(To do):
Return the lines below exactly, from the first line to the line that contains "(0,0) rectangle (611,766);". Leave out pictures.
>> Start Data shown
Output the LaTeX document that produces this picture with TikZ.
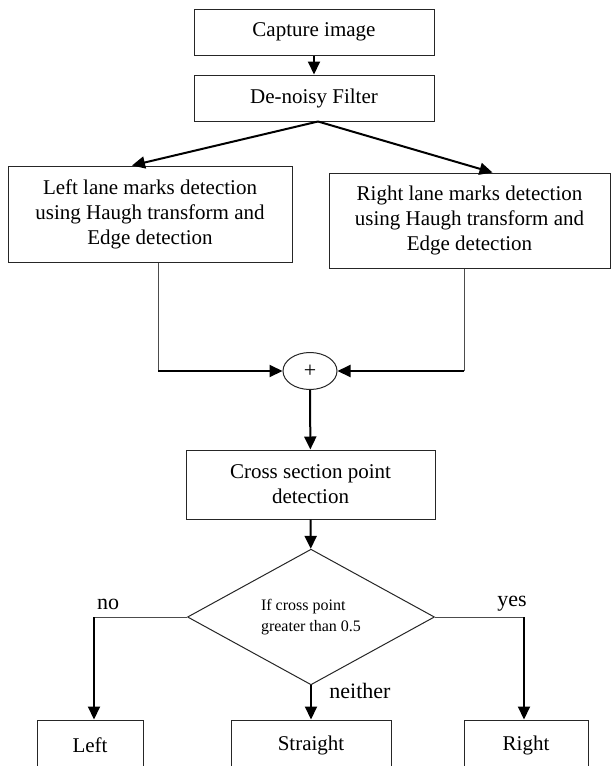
\documentclass[tikz,border=0pt]{standalone}
\usepackage{fontspec}
\setmainfont{Liberation Serif}
\usetikzlibrary{shapes.geometric,arrows.meta,positioning}

\begin{document}
\begin{tikzpicture}[x=1pt,y=-1pt]
		\tikzstyle{Box}		= [rectangle, draw=black!85, line width=1pt, fill=white, align=center, inner sep=0pt, font=\fontsize{21}{25}\selectfont]
		\tikzstyle{Decide}	= [diamond, draw=black!85, line width=1pt, fill=white, align=left, inner sep=0pt, minimum width=247pt, minimum height=96pt, font=\fontsize{16}{21}\selectfont]
		\tikzstyle{Sum}		= [ellipse, draw=black!85, line width=1pt, fill=white, inner sep=0pt, minimum width=54pt, minimum height=37pt, font=\fontsize{22}{22}\selectfont]
		\tikzstyle{Label}	= [inner sep=0pt, font=\fontsize{22}{22}\selectfont]
		\tikzstyle{Flow}	= [line width=2pt, black, -{Triangle[length=13pt,width=12pt]}]
		\tikzstyle{Feed}	= [line width=1pt, black!70]

		\useasboundingbox (0,0) rectangle (611,766);

		\node (capture) at (314, 32) [Box, minimum width=240pt, minimum height=46pt] {Capture image};
		\node (denoise) at (314, 98) [Box, minimum width=240pt, minimum height=46pt] {De-noisy Filter};
		\node (leftlane) at (150, 214) [Box, minimum width=284pt, minimum height=96pt] {Left lane marks detection\\using Haugh transform and\\Edge detection};
		\node (rightlane) at (469.5, 220.5) [Box, minimum width=281pt, minimum height=95pt] {Right lane marks detection\\using Haugh transform and\\Edge detection};
		\node (sum) at (310, 371) [Sum] {+};
		\node (cross) at (310.5, 484.5) [Box, minimum width=249pt, minimum height=69pt] {Cross section point\\detection};
		\node (decide) at (311, 617) [Decide] {If cross point\\greater than 0.5};
		\node (left) at (90, 745) [Box, minimum width=106pt, minimum height=50pt] {Left};
		\node (straight) at (311, 745) [Box, minimum width=160pt, minimum height=50pt] {Straight};
		\node (right) at (526, 745) [Box, minimum width=124pt, minimum height=50pt] {Right};

		\node (no) at (108, 604) [Label] {no};
		\node (yes) at (512, 604) [Label] {yes};
		\node (neither) at (360, 691) [Label] {neither};

		\coordinate (lj) at (158, 371);
		\coordinate (rj) at (464, 371);
		\coordinate (nj) at (94, 617);
		\coordinate (yj) at (524, 617);

		\draw (capture) to (denoise) [Flow];
		\draw ([xshift=4pt]denoise.south) to ([xshift=-18pt]leftlane.north) [Flow];
		\draw ([xshift=4pt]denoise.south) to ([xshift=23pt]rightlane.north) [Flow];

		\draw (leftlane.south -| lj) to (lj) [Feed];
		\draw (rightlane.south -| rj) to (rj) [Feed];
		\draw (lj) to (sum) [Flow];
		\draw (rj) to (sum) [Flow];

		\draw (sum) to (cross) [Flow];
		\draw (cross) to (decide) [Flow];

		\draw (decide.west) to (nj) [Feed];
		\draw (decide.east) to (yj) [Feed];
		\draw (nj) to (nj |- left.north) [Flow];
		\draw (yj) to (yj |- right.north) [Flow];
		\draw (decide.south) to (straight.north) [Flow];
	\end{tikzpicture}
\end{document}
>> End Data shown
(Problem solution):
Output the LaTeX document that produces this picture with TikZ.
\documentclass[tikz,border=0pt]{standalone}
\usepackage{fontspec}
\setmainfont{Liberation Serif}
\usetikzlibrary{shapes.geometric,arrows.meta,positioning}

\begin{document}
\begin{tikzpicture}[x=1pt,y=-1pt]
		\tikzstyle{Box}		= [rectangle, draw=black!85, line width=1pt, fill=white, align=center, inner sep=0pt, font=\fontsize{21}{25}\selectfont]
		\tikzstyle{Decide}	= [diamond, draw=black!85, line width=1pt, fill=white, align=left, inner sep=0pt, minimum width=247pt, minimum height=96pt, font=\fontsize{16}{21}\selectfont]
		\tikzstyle{Sum}		= [ellipse, draw=black!85, line width=1pt, fill=white, inner sep=0pt, minimum width=54pt, minimum height=37pt, font=\fontsize{22}{22}\selectfont]
		\tikzstyle{Label}	= [inner sep=0pt, font=\fontsize{22}{22}\selectfont]
		\tikzstyle{Flow}	= [line width=2pt, black, -{Triangle[length=13pt,width=12pt]}]
		\tikzstyle{Feed}	= [line width=1pt, black!70]

		\useasboundingbox (0,0) rectangle (611,766);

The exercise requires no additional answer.